Türkiye ve uluslararası hukuk

Cumhurbaşkanı Tayyip Erdoğan’ın önceki gün Rize’de yaptığı açıklamanın yankıları sürüyor. Ancak özellikle bir tanesi gündemde ilk sırayı aldı. İsrail Dışişleri Bakanı’nın peş peşe yaptığı nefret dolu ve bir o kadar da çirkin açıklamalar. Bu sözde siyasetçinin yakışıksız benzetmelerini buraya almaya bile değer bulmuyorum. “Türkiye’yi NATO’dan çıkarın” çağrısı ise aynı zihin dünyasının ürünü olsa da, kuşkusuz Ankara tarafından dikkatle not edilmiş durumda.

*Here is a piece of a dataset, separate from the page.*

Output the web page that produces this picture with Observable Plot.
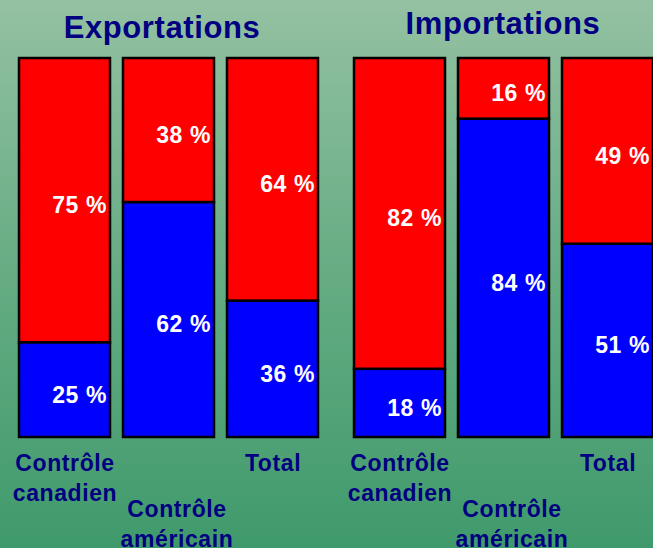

İlk olarak işaret etmek istediğim husus şu. Yukarıda bahsettiğim kabul edilemez beyanların ardından, Türkiye kamuoyunda ortaya çıkan birlik havası. Nadir örneklerin dışında hemen herkes, Cumhurbaşkanı Erdoğan’ın şahsında Türkiye’yi hedef alan bu sözlere hak ettiği cevabı veren açıklamalar yaptı. Bu önemli ve değerli. Aynı zamanda dış politikada yapılmak istenenlerin, çok daha geniş bir alanda istişareye ve farklı görüşlere açık olmasını işaret eden boyutuyla da dikkate alınmalı.

KATLİAM HUKUKU MU!

Kendisi bizatihi kuruluşu itibarıyla uluslararası hukuku, en temel insani değerleri çiğneyen, yok sayan bir ülkenin; kararlı bir duruşu hemen kendisine “savaş ilanı” gibi algılaması şaşırtıcı değil. Ne yazık ki İsrail uluslararası hukuka rağmen varolan bir ülke. Bu ülkenin kuruluş sürecinden bugüne kadar olan hikayesi, aynı zamanda bölgemizde yaşanan temel sorunların da kökeni ve kaynağı.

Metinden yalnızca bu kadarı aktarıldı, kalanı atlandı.